▶ _To do_: Repeat the data below exactly, dropping any pictures it holds.

-- BEGIN --

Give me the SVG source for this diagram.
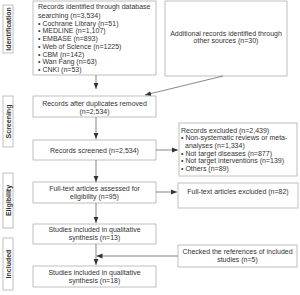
<svg xmlns="http://www.w3.org/2000/svg" width="300" height="295" viewBox="0 0 300 295">
<defs>
<marker id="ah" markerUnits="userSpaceOnUse" markerWidth="6" markerHeight="6" viewBox="0 0 6 6" refX="6" refY="3" orient="auto">
<path d="M0,0.6 L6,3 L0,5.4 Z" fill="#333"/>
</marker>
<style>
.box{fill:#fff;stroke:#b0b0b0;stroke-width:0.8}
.t{font-family:"Liberation Sans",Arial,sans-serif;font-size:7px;fill:#333}
.c{text-anchor:middle}
.st{font-family:"Liberation Sans",Arial,sans-serif;font-size:7px;font-weight:bold;fill:#333;text-anchor:middle}
.ln{fill:none;stroke:#555;stroke-width:0.7}
</style>
</defs>
<rect width="300" height="295" fill="#fff"/>
<g id="stage-identification"><rect class="box" x="3" y="5" width="10" height="48"/><text class="st" transform="translate(10.5,29) rotate(-90)">Identification</text></g>
<g id="stage-screening"><rect class="box" x="3" y="96" width="10" height="51"/><text class="st" transform="translate(10.5,121.5) rotate(-90)">Screening</text></g>
<g id="stage-eligibility"><rect class="box" x="3" y="173" width="10" height="55"/><text class="st" transform="translate(10.5,200.5) rotate(-90)">Eligibility</text></g>
<g id="stage-included"><rect class="box" x="3" y="238" width="10" height="52"/><text class="st" transform="translate(10.5,264) rotate(-90)">Included</text></g>

<g id="n-db"><rect class="box" x="33" y="1" width="123" height="74"/>
<text class="t" x="38" y="9">Records identified through database</text>
<text class="t" x="38" y="17.5">searching (n=3,534)</text>
<text class="t" x="38" y="25.5">• Cochrane Library (n=51)</text>
<text class="t" x="38" y="33.3">• MEDLINE (n=1,107)</text>
<text class="t" x="38" y="41">• EMBASE (n=893)</text>
<text class="t" x="38" y="48.8">• Web of Science (n=1225)</text>
<text class="t" x="38" y="56.6">• CBM (n=142)</text>
<text class="t" x="38" y="64.4">• Wan Fang (n=63)</text>
<text class="t" x="38" y="72.2">• CNKI (n=53)</text>
</g>
<g id="n-other"><rect class="box" x="165" y="1" width="122" height="75"/>
<text class="t c" x="226" y="35.5">Additional records identified through</text>
<text class="t c" x="226" y="43">other sources (n=30)</text>
</g>
<g id="n-dup"><rect class="box" x="33" y="96" width="123" height="21"/>
<text class="t c" x="94.5" y="106">Records after duplicates removed</text>
<text class="t c" x="94.5" y="114">(n=2,534)</text>
</g>
<g id="n-screened"><rect class="box" x="33" y="140" width="123" height="20"/>
<text class="t c" x="94.5" y="152.5">Records screened (n=2,534)</text>
</g>
<g id="n-excl"><rect class="box" x="179" y="123" width="118" height="53"/>
<text class="t" x="181" y="132.5">Records excluded (n=2,439)</text>
<text class="t" x="181" y="140.3">• Non-systematic reviews or meta-</text>
<text class="t" x="185" y="148">analyses (n=1,334)</text>
<text class="t" x="181" y="155.7">• Not target diseases (n=877)</text>
<text class="t" x="181" y="163.4">• Not target interventions (n=139)</text>
<text class="t" x="181" y="171.1">• Others (n=89)</text>
</g>
<g id="n-fulltext"><rect class="box" x="33" y="182" width="123" height="21"/>
<text class="t c" x="94.5" y="190.5">Full-text articles assessed for</text>
<text class="t c" x="94.5" y="198.5">eligibility (n=95)</text>
</g>
<g id="n-ftexcl"><rect class="box" x="178" y="183" width="120" height="25"/>
<text class="t c" x="238" y="194">Full-text articles excluded (n=82)</text>
</g>
<g id="n-qual13"><rect class="box" x="33" y="224" width="123" height="20"/>
<text class="t c" x="94.5" y="232">Studies included in qualitative</text>
<text class="t c" x="94.5" y="240">synthesis (n=13)</text>
</g>
<g id="n-refs"><rect class="box" x="178" y="245" width="119" height="22"/>
<text class="t c" x="237.5" y="254">Checked the references of included</text>
<text class="t c" x="237.5" y="262">studies (n=5)</text>
</g>
<g id="n-qual18"><rect class="box" x="33" y="266" width="123" height="21"/>
<text class="t c" x="94.5" y="275">Studies included in qualitative</text>
<text class="t c" x="94.5" y="283">synthesis (n=18)</text>
</g>

<g id="connectors">
<path class="ln" d="M96,75 V89" marker-end="url(#ah)"/>
<path class="ln" d="M223,76 L145,95" marker-end="url(#ah)"/>
<path class="ln" d="M96,117 V139" marker-end="url(#ah)"/>
<path class="ln" d="M156,150 H178" marker-end="url(#ah)"/>
<path class="ln" d="M96,160 V182" marker-end="url(#ah)"/>
<path class="ln" d="M156,192 H177" marker-end="url(#ah)"/>
<path class="ln" d="M96,203 V223" marker-end="url(#ah)"/>
<path class="ln" d="M96,244 V265" marker-end="url(#ah)"/>
<path class="ln" d="M178,256 H96.5" marker-end="url(#ah)"/>
</g>
</svg>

-- END --

▶ _The result_:
Give me the SVG source for this diagram.
<svg xmlns="http://www.w3.org/2000/svg" width="300" height="295" viewBox="0 0 300 295">
<defs>
<marker id="ah" markerUnits="userSpaceOnUse" markerWidth="6" markerHeight="6" viewBox="0 0 6 6" refX="6" refY="3" orient="auto">
<path d="M0,0.6 L6,3 L0,5.4 Z" fill="#333"/>
</marker>
<style>
.box{fill:#fff;stroke:#b0b0b0;stroke-width:0.8}
.t{font-family:"Liberation Sans",Arial,sans-serif;font-size:7px;fill:#333}
.c{text-anchor:middle}
.st{font-family:"Liberation Sans",Arial,sans-serif;font-size:7px;font-weight:bold;fill:#333;text-anchor:middle}
.ln{fill:none;stroke:#555;stroke-width:0.7}
</style>
</defs>
<rect width="300" height="295" fill="#fff"/>
<g id="stage-identification"><rect class="box" x="3" y="5" width="10" height="48"/><text class="st" transform="translate(10.5,29) rotate(-90)">Identification</text></g>
<g id="stage-screening"><rect class="box" x="3" y="96" width="10" height="51"/><text class="st" transform="translate(10.5,121.5) rotate(-90)">Screening</text></g>
<g id="stage-eligibility"><rect class="box" x="3" y="173" width="10" height="55"/><text class="st" transform="translate(10.5,200.5) rotate(-90)">Eligibility</text></g>
<g id="stage-included"><rect class="box" x="3" y="238" width="10" height="52"/><text class="st" transform="translate(10.5,264) rotate(-90)">Included</text></g>

<g id="n-db"><rect class="box" x="33" y="1" width="123" height="74"/>
<text class="t" x="38" y="9">Records identified through database</text>
<text class="t" x="38" y="17.5">searching (n=3,534)</text>
<text class="t" x="38" y="25.5">• Cochrane Library (n=51)</text>
<text class="t" x="38" y="33.3">• MEDLINE (n=1,107)</text>
<text class="t" x="38" y="41">• EMBASE (n=893)</text>
<text class="t" x="38" y="48.8">• Web of Science (n=1225)</text>
<text class="t" x="38" y="56.6">• CBM (n=142)</text>
<text class="t" x="38" y="64.4">• Wan Fang (n=63)</text>
<text class="t" x="38" y="72.2">• CNKI (n=53)</text>
</g>
<g id="n-other"><rect class="box" x="165" y="1" width="122" height="75"/>
<text class="t c" x="226" y="35.5">Additional records identified through</text>
<text class="t c" x="226" y="43">other sources (n=30)</text>
</g>
<g id="n-dup"><rect class="box" x="33" y="96" width="123" height="21"/>
<text class="t c" x="94.5" y="106">Records after duplicates removed</text>
<text class="t c" x="94.5" y="114">(n=2,534)</text>
</g>
<g id="n-screened"><rect class="box" x="33" y="140" width="123" height="20"/>
<text class="t c" x="94.5" y="152.5">Records screened (n=2,534)</text>
</g>
<g id="n-excl"><rect class="box" x="179" y="123" width="118" height="53"/>
<text class="t" x="181" y="132.5">Records excluded (n=2,439)</text>
<text class="t" x="181" y="140.3">• Non-systematic reviews or meta-</text>
<text class="t" x="185" y="148">analyses (n=1,334)</text>
<text class="t" x="181" y="155.7">• Not target diseases (n=877)</text>
<text class="t" x="181" y="163.4">• Not target interventions (n=139)</text>
<text class="t" x="181" y="171.1">• Others (n=89)</text>
</g>
<g id="n-fulltext"><rect class="box" x="33" y="182" width="123" height="21"/>
<text class="t c" x="94.5" y="190.5">Full-text articles assessed for</text>
<text class="t c" x="94.5" y="198.5">eligibility (n=95)</text>
</g>
<g id="n-ftexcl"><rect class="box" x="178" y="183" width="120" height="25"/>
<text class="t c" x="238" y="194">Full-text articles excluded (n=82)</text>
</g>
<g id="n-qual13"><rect class="box" x="33" y="224" width="123" height="20"/>
<text class="t c" x="94.5" y="232">Studies included in qualitative</text>
<text class="t c" x="94.5" y="240">synthesis (n=13)</text>
</g>
<g id="n-refs"><rect class="box" x="178" y="245" width="119" height="22"/>
<text class="t c" x="237.5" y="254">Checked the references of included</text>
<text class="t c" x="237.5" y="262">studies (n=5)</text>
</g>
<g id="n-qual18"><rect class="box" x="33" y="266" width="123" height="21"/>
<text class="t c" x="94.5" y="275">Studies included in qualitative</text>
<text class="t c" x="94.5" y="283">synthesis (n=18)</text>
</g>

<g id="connectors">
<path class="ln" d="M96,75 V89" marker-end="url(#ah)"/>
<path class="ln" d="M223,76 L145,95" marker-end="url(#ah)"/>
<path class="ln" d="M96,117 V139" marker-end="url(#ah)"/>
<path class="ln" d="M156,150 H178" marker-end="url(#ah)"/>
<path class="ln" d="M96,160 V182" marker-end="url(#ah)"/>
<path class="ln" d="M156,192 H177" marker-end="url(#ah)"/>
<path class="ln" d="M96,203 V223" marker-end="url(#ah)"/>
<path class="ln" d="M96,244 V265" marker-end="url(#ah)"/>
<path class="ln" d="M178,256 H96.5" marker-end="url(#ah)"/>
</g>
</svg>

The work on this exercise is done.